La sociedad española, derruidos sus sectores productivos, la construcción, la automoción, burbujas que hinchaba la gran burbuja financiera, se enfrenta a un solar industrial en el que a las todavía vigentes cesiones del mercado a los financieros del triunfo franquista, se les unen las socialistas a la unión europea, que pagará nuestro esfuerzo por incorporar a la Europa del Este invocando al fantasma de la peseta. Ni la automoción (sin marcas propias), ni la energía (deficitaria), ni el turismo degradado a ladrillazos, ni un incompetente sector agrícola, no queda nada. La competencia asiática ejecuta de forma inexorable las pocas hijuelas que quedasen en el tronco empresarial español, que nunca tuvo unas raíces profundas que el mercado real no pudiera arrancar. Mientras, el Keynesiano intento de reactivación gubernamental del plan E se demuestra tan obsoleto como inútil, tan contraproducente como breve.
Los autónomos y pequeños empresarios, que no son lo suficientemente jóvenes para emigrar o lo suficientemente mayores para jubilarse (“y que levanten España los que la han tirao”) están en la fase inicial de una reconversión industrial y social sin precedentes en la historia, que exige que se vayan a la casilla de salida, a la calle, con el agravante de un sector público que ya arrecia su ordeñado antes de que consigan, no ya volver a producir, sino saber el qué. Por lo menos tienen suerte, podrán vivir, si trabajan, mientras la cuarta parte de los parados, simplemente, no volverá a trabajar jamás.
Ya nadie con dos dedos de frente que pueda usar para sumar, ignora que salvar la situación manda soltar un pesadísimo lastre que hemos ido acumulando a lo largo de esta no ya tan joven democracia. Requiere, antes de volverle a pedir un sacrificio, racionalizar la administración, amputando, directamente, todo el tinglado superfluo que apareja el estado de las autonomías. Castigar por igual a todo el sector público es injusto, y cebarse únicamente en el perteneciente a lo que queda del estado central, porque las taifas autonómicas son los pilares de los partidos que sustentan el poder, estúpido y suicida.

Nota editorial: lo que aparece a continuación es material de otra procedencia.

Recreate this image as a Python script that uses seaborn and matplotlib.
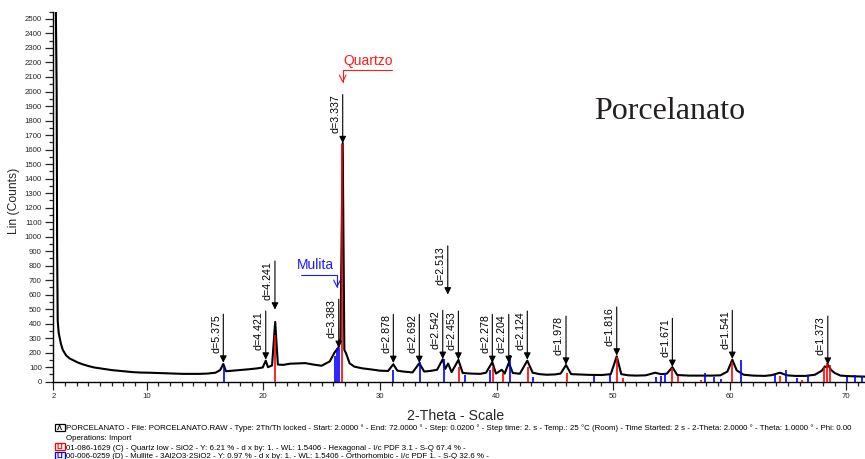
import pandas as pd
import seaborn as sns
import matplotlib.pyplot as plt
from matplotlib.patches import Rectangle
from matplotlib.ticker import MultipleLocator, FixedLocator

two_theta = [2.00, 2.20, 2.28, 2.32, 2.37, 2.45, 2.52, 2.65, 2.80, 3.10,
             3.40, 3.70, 4.10, 4.50, 5.00, 5.50, 6.00, 6.50, 7.00, 7.50,
             8.00, 8.80, 9.50, 10.20, 11.00, 11.70, 12.50, 13.10, 14.00, 14.50,
             15.20, 15.90, 16.30, 16.57, 16.80, 17.40, 18.00, 18.80, 19.50, 19.95,
             20.21, 20.40, 20.75, 21.02, 21.25, 21.70, 22.30, 23.10, 23.60, 24.30,
             25.00, 25.70, 26.10, 26.45, 26.62, 26.81, 26.95, 27.10, 27.40, 27.80,
             28.50, 29.30, 30.00, 30.70, 31.15, 31.50, 32.00, 32.80, 33.38, 33.80,
             34.30, 34.90, 35.39, 35.60, 35.85, 36.15, 36.73, 37.10, 37.80, 38.60,
             39.10, 39.64, 39.95, 40.45, 40.70, 41.05, 41.40, 42.00, 42.64, 43.10,
             43.70, 44.30, 45.00, 45.50, 45.96, 46.40, 47.00, 48.00, 49.00, 49.80,
             50.31, 50.70, 51.30, 52.00, 52.80, 53.60, 54.10, 54.60, 55.08, 55.50,
             56.50, 57.50, 58.50, 59.20, 59.80, 60.22, 60.60, 61.20, 62.00, 63.00,
             63.60, 64.30, 64.90, 65.60, 66.50, 67.30, 67.90, 68.15, 68.30, 68.43,
             68.70, 69.00, 69.50, 70.30, 71.00, 71.60]
counts = [2700, 2650, 2000, 900, 420, 340, 310, 260, 220, 180,
          160, 148, 132, 120, 108, 98, 92, 86, 80, 76,
          72, 66, 63, 62, 60, 58, 56, 54, 54, 54,
          56, 62, 80, 122, 72, 76, 80, 86, 92, 98,
          145, 100, 112, 412, 118, 116, 124, 126, 128, 118,
          110, 140, 200, 236, 300, 1645, 220, 195, 127, 104,
          92, 84, 76, 74, 120, 76, 70, 64, 127, 70,
          74, 82, 155, 88, 125, 66, 150, 60, 56, 54,
          62, 135, 56, 82, 56, 130, 60, 55, 145, 62,
          52, 48, 50, 56, 115, 52, 50, 47, 46, 52,
          175, 52, 44, 42, 44, 62, 52, 55, 100, 46,
          42, 42, 42, 44, 70, 152, 78, 48, 42, 40,
          45, 62, 44, 40, 40, 48, 76, 105, 100, 115,
          80, 60, 42, 38, 36, 35]

# reference cards (stick patterns)
quartz_pos = [21.03, 26.78, 36.76, 39.68, 40.53, 42.73, 46.02, 50.36, 50.82,
              55.08, 55.54, 57.54, 60.17, 64.31, 66.18, 68.06, 68.34, 68.63]
quartz_int = [322, 1640, 104, 104, 58, 104, 58, 173, 26,
              95, 42, 12, 135, 39, 12, 104, 127, 115]
mullite_pos = [16.60, 26.17, 26.35, 26.52, 31.12, 33.42, 35.47, 37.26, 39.44,
               41.16, 43.16, 48.39, 49.74, 53.68, 54.08, 54.41, 57.88, 58.68,
               59.25, 60.97, 63.91, 64.80, 65.75, 66.74, 70.04, 70.75, 71.32]
mullite_int = [104, 175, 235, 235, 81, 138, 155, 45, 81,
               184, 32, 37, 48, 32, 37, 58, 62, 32,
               19, 150, 46, 81, 26, 46, 35, 46, 37]

# d-spacing markers
d_labels = ["5.375", "4.421", "4.241", "3.383", "3.337", "2.878", "2.692", "2.542", "2.513",
            "2.453", "2.278", "2.204", "2.124", "1.978", "1.816", "1.671", "1.541", "1.373"]
d_pos = [16.57, 20.21, 21.00, 26.47, 26.81, 31.15, 33.38, 35.39, 35.82,
         36.73, 39.64, 41.05, 42.64, 45.96, 50.31, 55.08, 60.22, 68.41]
d_mark = [131, 152, 497, 233, 1644, 129, 129, 157, 601,
          152, 129, 129, 152, 117, 180, 102, 157, 117]

footer = [
    "PORCELANATO - File: PORCELANATO.RAW - Type: 2Th/Th locked - Start: 2.0000 ° - End: 72.0000 ° - "
    "Step: 0.0200 ° - Step time: 2. s - Temp.: 25 °C (Room) - Time Started: 2 s - 2-Theta: 2.0000 ° - "
    "Theta: 1.0000 ° - Phi: 0.00",
    "Operations: Import",
    "01-086-1629 (C) - Quartz low - SiO2 - Y: 6.21 % - d x by: 1. - WL: 1.5406 - Hexagonal - I/c PDF 3.1 - S-Q 67.4 % -",
    "00-006-0259 (D) - Mullite - 3Al2O3·2SiO2 - Y: 0.97 % - d x by: 1. - WL: 1.5406 - Orthorhombic - I/c PDF 1. - S-Q 32.6 % -",
]

sns.set_theme(style="ticks")
plt.rcParams["font.family"] = ["Liberation Sans", "DejaVu Sans"]

W, H = 865, 459
fig = plt.figure(figsize=(W / 100, H / 100), dpi=100)
ax = fig.add_axes([53.4 / W, 77.3 / H, 811.6 / W, 370 / H])

scan = pd.DataFrame({"two_theta": two_theta, "counts": counts})
sns.lineplot(data=scan, x="two_theta", y="counts", ax=ax, color="black",
             lw=1.5, estimator=None, sort=False, zorder=2)

ax.vlines(quartz_pos, 0, quartz_int, color="#ff0000", lw=1.2, zorder=3)
ax.vlines(mullite_pos, 0, mullite_int, color="#0000ff", lw=1.2, zorder=3)

for lab, x, y in zip(d_labels, d_pos, d_mark):
    ax.annotate("", xy=(x, y), xytext=(0, 35), textcoords="offset points",
                arrowprops=dict(arrowstyle="-|>,head_length=0.5,head_width=0.25",
                                color="black", lw=0.8, mutation_scale=8,
                                shrinkA=0, shrinkB=0), zorder=4)
    ax.annotate(f"d={lab}", xy=(x, y), xytext=(-1.5, 35), textcoords="offset points",
                rotation=90, ha="right", va="top", fontsize=7.7, color="black")

# phase call-outs
ax.annotate("", xy=(26.81, 2059), xytext=(31.04, 2148),
            arrowprops=dict(arrowstyle="->", color="#ff1a1a", lw=0.8, shrinkA=0, shrinkB=0,
                            connectionstyle="angle,angleA=0,angleB=90,rad=0"))
ax.text(26.84, 2210, "Quartzo", color="#ff1a1a", fontsize=10, ha="left", va="center")
ax.annotate("", xy=(26.32, 646), xytext=(23.21, 735),
            arrowprops=dict(arrowstyle="->", color="#1a1aff", lw=0.8, shrinkA=0, shrinkB=0,
                            connectionstyle="angle,angleA=0,angleB=90,rad=0"))
ax.text(22.89, 801, "Mulita", color="#1a1aff", fontsize=10, ha="left", va="center")

ax.set_xlim(2, 71.6)
ax.set_ylim(0, 2550)
ax.xaxis.set_major_locator(FixedLocator([2, 10, 20, 30, 40, 50, 60, 70]))
ax.xaxis.set_minor_locator(MultipleLocator(1))
ax.yaxis.set_major_locator(MultipleLocator(100))
ax.yaxis.set_minor_locator(MultipleLocator(50))
ax.tick_params(which="major", length=5.8, width=0.9, direction="out", labelsize=5.6, pad=2.5)
ax.tick_params(which="minor", length=3, width=0.9, direction="out")
sns.despine(ax=ax)
for s in ["left", "bottom"]:
    ax.spines[s].set_linewidth(1.0)
    ax.spines[s].set_color("black")

ax.set_ylabel("Lin (Counts)", fontsize=8.7)
ax.yaxis.set_label_coords(-0.041, 0.49)
ax.set_xlabel("2-Theta - Scale", fontsize=10.2)
ax.xaxis.set_label_coords(0.495, -0.074)

fig.text(594 / W, 1 - 119.3 / H, "Porcelanato", fontsize=23,
         family=["Liberation Serif", "DejaVu Serif"], va="baseline", ha="left", color="#231f20")

# footer with scan / card info
baselines = [430.5, 440, 449.5, 458.5]
icons = [("black", "Λ"), (None, None), ("#ff0000", "LI"), ("#0000ff", "LI")]
for line, yb, (col, glyph) in zip(footer, baselines, icons):
    fig.text(66.5 / W, 1 - yb / H, line, fontsize=5.7, va="baseline", ha="left", color="black")
    if col is not None:
        fig.add_artist(Rectangle((54.7 / W, 1 - (yb + 0.5) / H), 10.3 / W, 7.5 / H,
                                 transform=fig.transFigure, fill=False, edgecolor=col, lw=0.9))
        fig.text(59.8 / W, 1 - (yb - 0.3) / H, glyph, fontsize=5.5, color=col,
                 ha="center", va="baseline", fontweight="bold")

fig.savefig("out.png", dpi=100)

Los funcionarios de los servicios públicos puros, educación, justicia, sanidad, seguridad, etc. deberán, por fin, quitarse las vendas y ataduras localistas de la cara y las manos, denunciar el derroche que tan bien conocen, y luchar por la supervivencia de toda la nación. Y en definitiva todos debemos concienciarnos, sí o sí, de que se ha pinchado el globo, de que estamos cayendo a plomo, y siguiendo la metáfora aerostática, de que la situación exige arrojar por la borda un lastre tribal que debió quedarse en el milenio pasado.